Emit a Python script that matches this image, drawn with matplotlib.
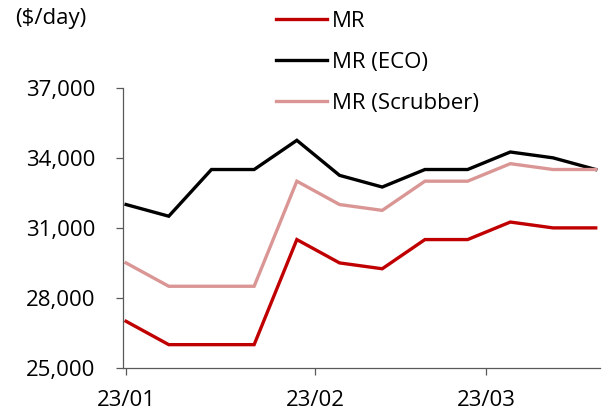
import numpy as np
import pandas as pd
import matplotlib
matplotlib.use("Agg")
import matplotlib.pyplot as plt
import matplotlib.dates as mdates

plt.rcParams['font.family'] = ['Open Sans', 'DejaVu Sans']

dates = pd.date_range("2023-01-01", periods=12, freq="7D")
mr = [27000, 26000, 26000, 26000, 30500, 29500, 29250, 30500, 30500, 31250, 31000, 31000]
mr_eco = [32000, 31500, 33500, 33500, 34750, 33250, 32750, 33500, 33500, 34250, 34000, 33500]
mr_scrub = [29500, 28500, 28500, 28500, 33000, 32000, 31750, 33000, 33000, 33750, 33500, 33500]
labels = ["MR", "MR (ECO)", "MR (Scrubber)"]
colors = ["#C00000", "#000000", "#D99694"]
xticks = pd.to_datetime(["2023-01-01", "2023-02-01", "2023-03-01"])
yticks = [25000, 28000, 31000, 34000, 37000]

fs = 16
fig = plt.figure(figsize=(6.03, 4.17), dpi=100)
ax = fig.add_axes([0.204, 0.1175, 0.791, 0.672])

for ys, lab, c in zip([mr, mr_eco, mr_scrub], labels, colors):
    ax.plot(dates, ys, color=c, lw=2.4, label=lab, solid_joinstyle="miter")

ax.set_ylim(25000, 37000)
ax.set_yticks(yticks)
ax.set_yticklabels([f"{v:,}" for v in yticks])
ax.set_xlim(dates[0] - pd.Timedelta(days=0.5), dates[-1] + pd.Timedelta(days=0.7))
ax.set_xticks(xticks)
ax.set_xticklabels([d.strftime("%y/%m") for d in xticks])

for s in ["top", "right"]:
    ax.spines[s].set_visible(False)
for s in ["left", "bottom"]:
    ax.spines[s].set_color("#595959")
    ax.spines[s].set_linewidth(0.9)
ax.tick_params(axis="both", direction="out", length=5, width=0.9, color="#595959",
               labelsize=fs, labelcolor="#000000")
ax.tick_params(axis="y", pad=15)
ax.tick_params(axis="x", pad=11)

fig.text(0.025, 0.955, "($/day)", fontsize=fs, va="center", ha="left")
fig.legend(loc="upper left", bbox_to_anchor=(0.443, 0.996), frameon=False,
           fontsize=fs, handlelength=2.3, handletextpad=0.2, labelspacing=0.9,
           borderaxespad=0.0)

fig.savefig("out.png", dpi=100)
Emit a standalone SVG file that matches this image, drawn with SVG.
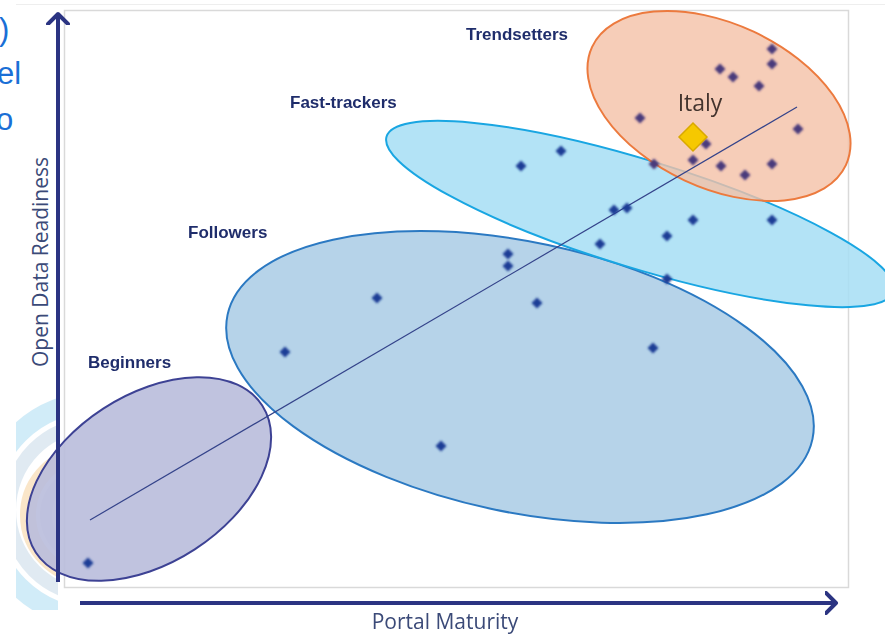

§ EXERCISE TASK
Repeat, word for word and with no pictures, only the lines running from the beginning of the data to the line that contains "plt.rcParams['font.family'] = ['Open".

§ TASK RESPONSE
Emit a Python script that matches this image, drawn with matplotlib.
import numpy as np
import pandas as pd
import matplotlib
matplotlib.use("Agg")
import matplotlib.pyplot as plt
import matplotlib.dates as mdates

plt.rcParams['font.family'] = ['Open Sans', 'DejaVu Sans']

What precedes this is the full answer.